I am feeling rather awkward, standing in line in the narrow dirt walkway between two raised beds inside a hoop house, when the young woman in front of me turns to ask, ‘excuse me, were you two just speaking in Bangla?’
‘Yes, we were,’ I reply, startled that this stranger would know. My husband and I are at a seed swap, a social event for gardeners to mingle and share extra seeds. But unexpected rain has forced us indoors into a compact hoop house, which is basically a poor man’s greenhouse: plastic stretched over steel hoops. It’s early spring, and the raised beds that run the length of the hoop house not yet planted with cold hardy greens. As on any farm, every inch of hoop house space is precious. Spring greens mean food and money, so the beds are generously wide while walkways are minimized to V-shaped furrows. In the central furrow where weeds sprout in clumps, my husband and I stand in line with a half dozen others, waiting to get to the tables of free seeds arranged over the beds. It’s hard to even turn, let alone mingle, hence the awkwardness. It’s an unlikely place to meet a fellow Bangladeshi.
‘I am half Bangladeshi,’ she clarifies, ‘from my father’s side. I know, I don’t look it.’
She doesn’t. It’s more than her features, which I would have called Latina. It’s the way she stands her ground, slender and graceful like a dancer.
The line moves at a slow shuffle. Ahead of us, attendees pepper the organizers with garden questions and sift through seed packs. No one ever hurries through a seed swap, so my husband and I are happy to pass the time making a new friend.

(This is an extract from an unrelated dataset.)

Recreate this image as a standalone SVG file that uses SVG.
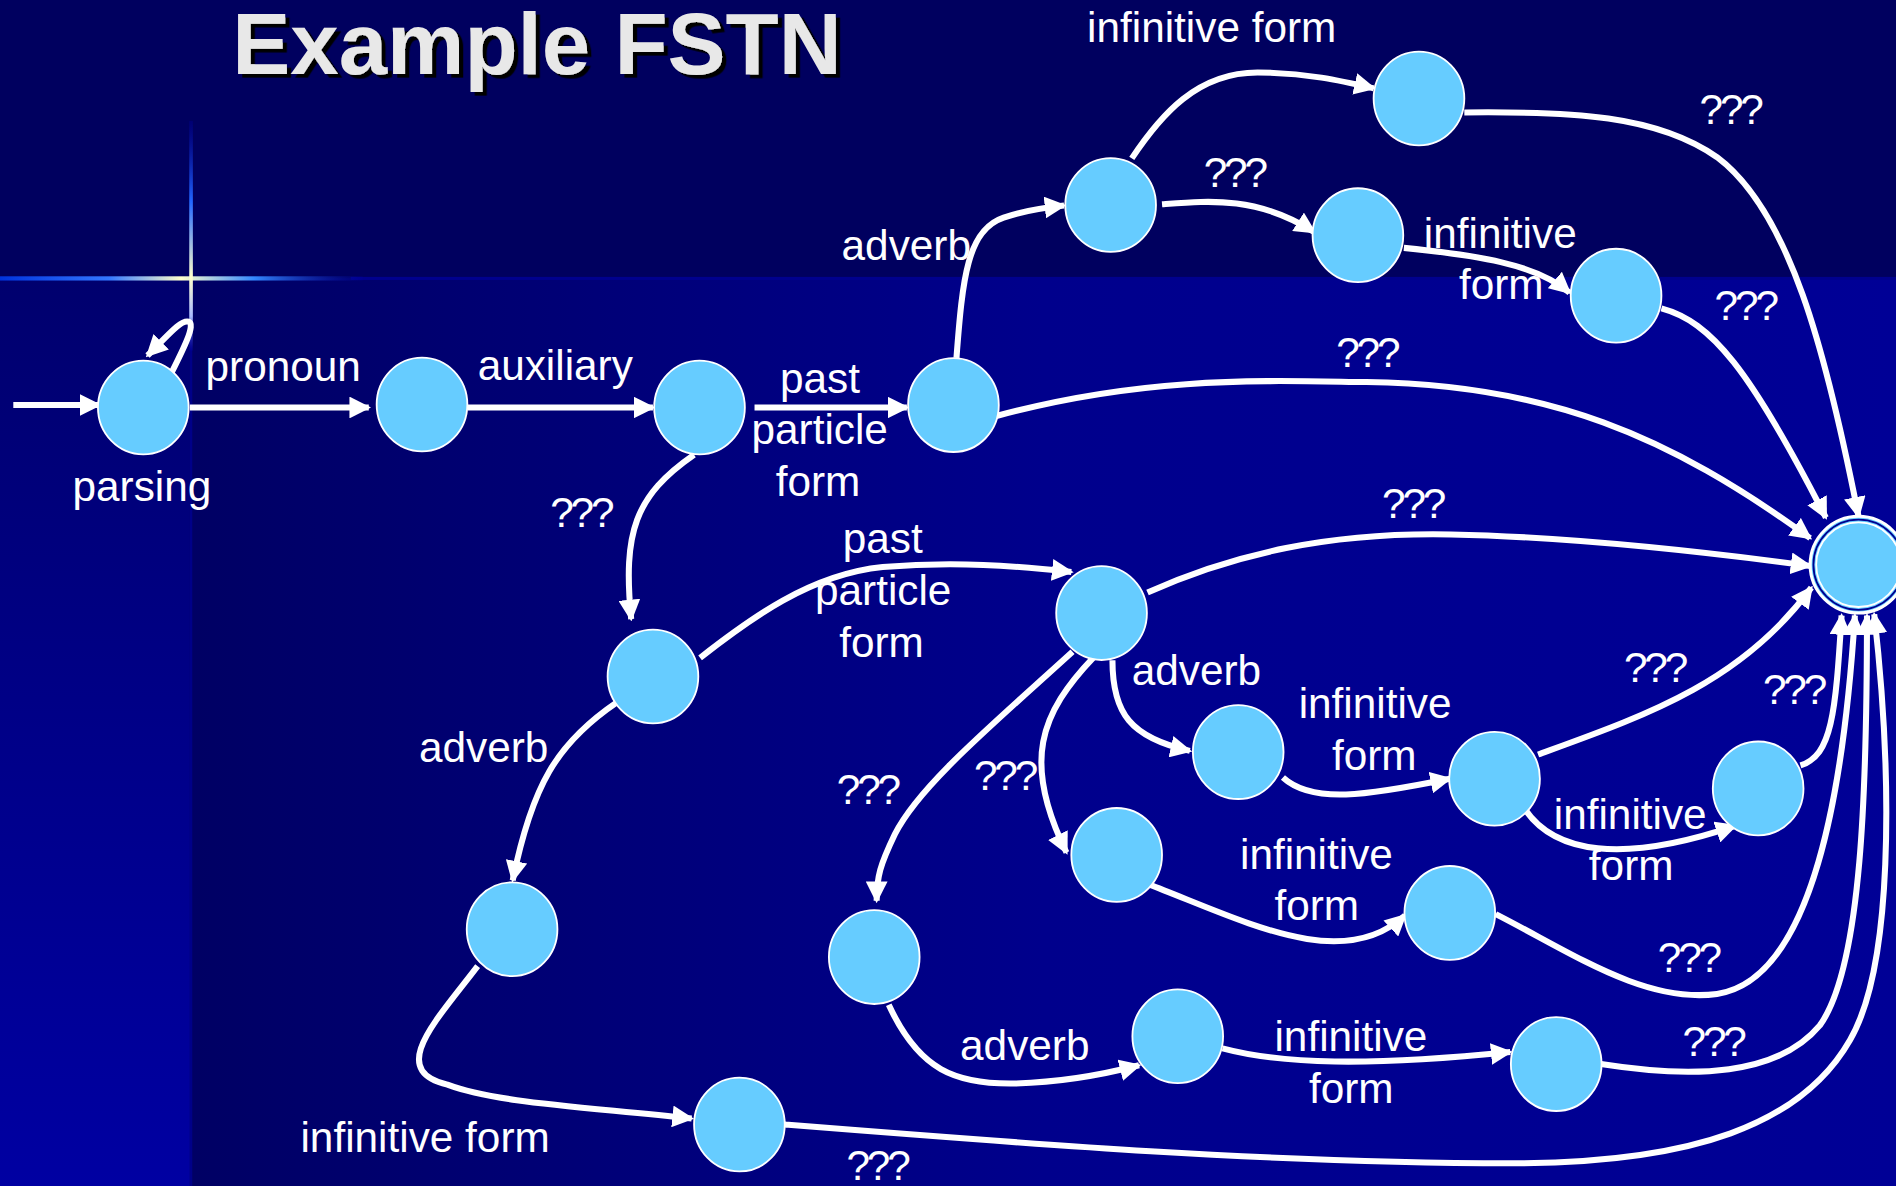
<svg xmlns="http://www.w3.org/2000/svg" width="1896" height="1186" viewBox="0 0 1896 1186">
<defs>
<style>
.node{fill:#66CCFF;stroke:#FFFFFF;stroke-width:1.5}
.edge{fill:none;stroke:#FFFFFF;stroke-width:5;marker-end:url(#ah)}
.lbl{font-family:"Liberation Sans",Arial,sans-serif;font-size:35px;fill:#FFFFFF}
.q{letter-spacing:-2.6px}
.title{font-family:"Liberation Sans",Arial,sans-serif;font-size:72px;font-weight:bold;fill:#E8E8E8}
</style>
<marker id="ah" viewBox="0 0 18 18" markerWidth="18" markerHeight="18" refX="16" refY="9" orient="auto" markerUnits="userSpaceOnUse">
<path d="M0,0 L18,9 L0,18 z" fill="#FFFFFF"/>
</marker>
<linearGradient id="lowBg" gradientUnits="userSpaceOnUse" x1="158" y1="0" x2="1568" y2="0">
<stop offset="0" stop-color="#000064"/>
<stop offset="0.5" stop-color="#00008C"/>
<stop offset="1" stop-color="#000096"/>
</linearGradient>
<linearGradient id="leftBg" gradientUnits="userSpaceOnUse" x1="0" y1="230" x2="0" y2="981">
<stop offset="0" stop-color="#00006E"/>
<stop offset="1" stop-color="#0000A2"/>
</linearGradient>
<linearGradient id="flareH" gradientUnits="userSpaceOnUse" x1="0" y1="0" x2="300" y2="0">
<stop offset="0" stop-color="#0033DD"/>
<stop offset="0.3" stop-color="#3377FF"/>
<stop offset="0.5" stop-color="#FFFFCC"/>
<stop offset="0.7" stop-color="#3388FF"/>
<stop offset="1" stop-color="#0000A0" stop-opacity="0.2"/>
</linearGradient>
<linearGradient id="flareV" gradientUnits="userSpaceOnUse" x1="0" y1="100" x2="0" y2="290">
<stop offset="0" stop-color="#0000A0" stop-opacity="0.3"/>
<stop offset="0.35" stop-color="#2266FF"/>
<stop offset="0.68" stop-color="#FFFFCC"/>
<stop offset="0.85" stop-color="#AABBFF"/>
<stop offset="1" stop-color="#0000A0" stop-opacity="0.3"/>
</linearGradient>
<filter id="shadow" x="-10%" y="-30%" width="120%" height="160%">
<feDropShadow dx="3.5" dy="3" stdDeviation="0" flood-color="#000000" flood-opacity="1"/>
</filter>
</defs>
<g transform="scale(1.20918)">
<g id="background">
<rect x="0" y="0" width="1568" height="981" fill="#00005F"/>
<rect x="0" y="230" width="1568" height="751" fill="url(#lowBg)"/>
<rect x="0" y="230" width="157" height="751" fill="url(#leftBg)"/>
<rect x="157" y="230" width="2" height="751" fill="#000088"/>
<rect x="290" y="229" width="1278" height="2.5" fill="#00008E"/>
<rect x="0" y="228.5" width="300" height="3.5" fill="url(#flareH)"/>
<rect x="156.5" y="100" width="3" height="190" fill="url(#flareV)"/>
</g>
<text class="title" x="192" y="61" filter="url(#shadow)">Example FSTN</text>
<g id="connectors">
<path class="edge" d="M11,335 L82,335"/>
<path class="edge" d="M142,308 C152,288 162,268 156,266 C150,264 140,276 122,294"/>
<path class="edge" d="M157,337 L305,337"/>
<path class="edge" d="M387,337 L540,337"/>
<path class="edge" d="M624,337 L750,337"/>
<path class="edge" d="M791,296 C796,230 800,190 830,180 C845,175 860,172 880,170"/>
<path class="edge" d="M936,131 C960,95 990,60 1040,60 C1080,60 1110,67 1136,73"/>
<path class="edge" d="M961,169 C1000,166 1040,162 1087,192"/>
<path class="edge" d="M1161,205 C1220,211 1270,218 1298,242"/>
<path class="edge" d="M1211,93 C1300,92 1370,95 1420,130 C1480,175 1510,290 1537,427"/>
<path class="edge" d="M1374,255 C1415,266 1447,305 1510,428"/>
<path class="edge" d="M824,344 C950,310 1050,315 1130,316 C1280,318 1380,360 1497,445"/>
<path class="edge" d="M574,376 C525,410 515,440 522,512"/>
<path class="edge" d="M579,544 C620,512 670,475 730,469 C790,464 840,468 886,473"/>
<path class="edge" d="M949,490 C1020,458 1100,440 1200,442 C1300,444 1400,455 1497,468"/>
<path class="edge" d="M510,581 C460,615 440,650 424,728"/>
<path class="edge" d="M395,799 C360,845 320,885 370,897 C410,912 480,915 572,925"/>
<path class="edge" d="M649,930 C850,946 1050,962 1250,962 C1400,962 1490,930 1530,860 C1565,800 1566,650 1550,508"/>
<path class="edge" d="M920,546 C920,590 935,610 984,621"/>
<path class="edge" d="M905,543 C860,590 845,630 882,705"/>
<path class="edge" d="M887,539 C820,600 760,650 740,690 C728,715 725,725 725,745"/>
<path class="edge" d="M1061,643 C1085,665 1130,658 1199,644"/>
<path class="edge" d="M1272,624 C1360,592 1440,565 1498,486"/>
<path class="edge" d="M1261,669 C1285,705 1340,715 1435,683"/>
<path class="edge" d="M1489,633 C1515,625 1518,590 1523,509"/>
<path class="edge" d="M949,731 C1030,762 1110,805 1162,757"/>
<path class="edge" d="M1237,756 C1300,788 1360,830 1420,822 C1500,810 1525,650 1534,509"/>
<path class="edge" d="M735,831 C760,885 790,897 840,896 C880,895 915,888 942,881"/>
<path class="edge" d="M1011,867 C1060,880 1130,882 1249,870"/>
<path class="edge" d="M1324,880 C1400,892 1470,890 1505,848 C1540,800 1544,650 1544,509"/>
</g>
<g id="labels">
<text class="lbl" x="170" y="315">pronoun</text>
<text class="lbl" x="395" y="314">auxiliary</text>
<text class="lbl"><tspan x="645" y="325">past</tspan><tspan x="621.5" y="367.5">particle</tspan><tspan x="641.5" y="410">form</tspan></text>
<text class="lbl" x="60" y="414.5">parsing</text>
<text class="lbl q" x="455" y="436">???</text>
<text class="lbl" x="696" y="215">adverb</text>
<text class="lbl" x="899" y="35">infinitive form</text>
<text class="lbl q" x="995.5" y="154.5">???</text>
<text class="lbl"><tspan x="1177.5" y="205">infinitive</tspan><tspan x="1206.5" y="247">form</tspan></text>
<text class="lbl q" x="1405.5" y="102.5">???</text>
<text class="lbl q" x="1418" y="265">???</text>
<text class="lbl q" x="1105" y="303.5">???</text>
<text class="lbl q" x="1143" y="428.5">???</text>
<text class="lbl"><tspan x="697" y="457.5">past</tspan><tspan x="674" y="500">particle</tspan><tspan x="694" y="543">form</tspan></text>
<text class="lbl" x="346.5" y="630.5">adverb</text>
<text class="lbl" x="248.5" y="952.5">infinitive form</text>
<text class="lbl q" x="700" y="976">???</text>
<text class="lbl q" x="692" y="664.5">???</text>
<text class="lbl q" x="805.5" y="653">???</text>
<text class="lbl" x="936" y="566.5">adverb</text>
<text class="lbl"><tspan x="1074" y="593.5">infinitive</tspan><tspan x="1101.5" y="636.5">form</tspan></text>
<text class="lbl q" x="1343" y="564">???</text>
<text class="lbl q" x="1458" y="582.5">???</text>
<text class="lbl"><tspan x="1285" y="685.5">infinitive</tspan><tspan x="1314" y="728">form</tspan></text>
<text class="lbl"><tspan x="1025.5" y="718.5">infinitive</tspan><tspan x="1054" y="761">form</tspan></text>
<text class="lbl q" x="1371" y="804">???</text>
<text class="lbl" x="794" y="876.5">adverb</text>
<text class="lbl"><tspan x="1054" y="869.5">infinitive</tspan><tspan x="1082.5" y="912.5">form</tspan></text>
<text class="lbl q" x="1391.5" y="873">???</text>
</g>
<g id="n1"><ellipse class="node" cx="118.5" cy="337" rx="37.5" ry="38.8"/></g>
<g id="n2"><ellipse class="node" cx="349" cy="334.5" rx="37.5" ry="38.8"/></g>
<g id="n3"><ellipse class="node" cx="578.5" cy="337" rx="37.5" ry="38.8"/></g>
<g id="n4"><ellipse class="node" cx="788.5" cy="335" rx="37.5" ry="38.8"/></g>
<g id="n5"><ellipse class="node" cx="918.5" cy="169.5" rx="37.5" ry="38.8"/></g>
<g id="n6"><ellipse class="node" cx="1173.5" cy="81.5" rx="37.5" ry="38.8"/></g>
<g id="n7"><ellipse class="node" cx="1123" cy="194.5" rx="37.5" ry="38.8"/></g>
<g id="n8"><ellipse class="node" cx="1336.5" cy="244.5" rx="37.5" ry="38.8"/></g>
<g id="n9"><ellipse class="node" cx="540" cy="559.5" rx="37.5" ry="38.8"/></g>
<g id="n10"><ellipse class="node" cx="911" cy="507" rx="37.5" ry="38.8"/></g>
<g id="n11"><ellipse class="node" cx="423.5" cy="768.5" rx="37.5" ry="38.8"/></g>
<g id="n12"><ellipse class="node" cx="1024" cy="622" rx="37.5" ry="38.8"/></g>
<g id="n13"><ellipse class="node" cx="1236" cy="644" rx="37.5" ry="38.8"/></g>
<g id="n14"><ellipse class="node" cx="1454" cy="652" rx="37.5" ry="38.8"/></g>
<g id="n15"><ellipse class="node" cx="923.5" cy="707" rx="37.5" ry="38.8"/></g>
<g id="n16"><ellipse class="node" cx="1199" cy="755" rx="37.5" ry="38.8"/></g>
<g id="n17"><ellipse class="node" cx="723" cy="791.5" rx="37.5" ry="38.8"/></g>
<g id="n18"><ellipse class="node" cx="974" cy="857" rx="37.5" ry="38.8"/></g>
<g id="n19"><ellipse class="node" cx="1287" cy="880" rx="37.5" ry="38.8"/></g>
<g id="n20"><ellipse class="node" cx="611.5" cy="930" rx="37.5" ry="38.8"/></g>
<g id="final">
<circle cx="1537" cy="467" r="40" fill="#66CCFF" stroke="#FFFFFF" stroke-width="2.5"/>
<circle cx="1537" cy="467" r="37.3" fill="none" stroke="#000090" stroke-width="1.5"/>
<circle cx="1537" cy="467" r="35" fill="#66CCFF" stroke="#FFFFFF" stroke-width="1.5"/>
</g>
</g>
</svg>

‘I am Fatema,’ she introduces herself. ‘My parents are in Connecticut, but I live in Providence. My dad’s sister and her husband live in Cranston. Do you know…?’
We exchange names of Bangladeshis we know, laughing as we try to find a mutual acquaintance and guess if we are talking about the same person. She is friendly and inquisitive with none of the hesitancy that often crops up between first and second generation Bangladeshi Americans, especially between age divides.
It’s because I’m not like most of those other Bangladeshi ‘aunties’. I pride myself in not being nosy and judgy, like trying to figure out if she’s here with a boyfriend.
‘Did you say you are teaching?’ My husband asks her as the line inches forward, always the practical one.
‘It’s just a filler – gardening for kids – while I try to figure out what to do. I studied architecture. I worked a few years…but I’m not sure if it’s right for me.’
‘She’s an architect,’ my husband says, pointing to me.
‘Was, a long time ago,’ I correct him while marveling at the coincidence. ‘I quit because it never felt right.’
Where I am standing feels right, despite being wedged in. The beds on either side are too wide to step over but just right to maximize efficiency. I wouldn’t dream of stepping on the soil; it would compact their carefully managed tilth. Odd lengths of lumber span the overhead trusses; they will support rows of wires – after the greens are harvested – to hold up a crop of tomatoes. Hot house tomatoes – that’s what I’d grow if I had a hoop house. I covet one, like a teen covets a car. I tip my head and inhale the moist, umami scent of waiting earth and rotting baseboard. My husband fidgets.
‘I have a market garden,’ I tell Fatema, ‘which is a like a one person farm.’
‘Wow,’ her eyes light up. She’s a gardener and volunteer on community projects. She confides in me, ‘I want to be a farmer, but it’s hard to explain to family, isn’t it?’
I know it is. I feel protective of her. She’s mini-me, just smarter. I tell her that.
‘A good thing you know what you want while still young. I was late to the gate.’
We discover more similarities, such as a dread of the corporate workspace, a late blooming love of fried bitter melon. My brain splits in two. One half stays in the present while the other starts to flip through a rolodex, to remember if any Bangladeshi friends are on the lookout for a girl for their son or nephew.
I realize I am turning into my mother.
I have often wondered if reincarnation is actually that curious mid-life phenomenon whereby a person – after decades of youthful non-conformity – overnight turns into their parent. Suddenly they are anxious and unhappy, and convinced the next generation is going to ruin. They become worriers and what-ifers. I see it happen to cousins, friends. Now I’m thinking like a matchmaking auntie of my mother’s generation. Yikes.
A burst of goodbyes interrupts my mortified reverie. A group of people exit through a door in the far wall whose plywood inside is adorned with a line of rusting tools – treasured heirlooms from a hand-powered past. The line lurches forward. We reach the seed table and my husband sighs in relief. The moment of connection ends.
But I don’t want to let go.
‘I’ll have bitter melon seedlings in June. Would you like to pick some up?’ I blurt out.
‘I’d love some!’ Fatema says. ‘Thank you auntie.’
‘Call me.’ I write my number on a seed pack rattling with the sweet promise of renewal.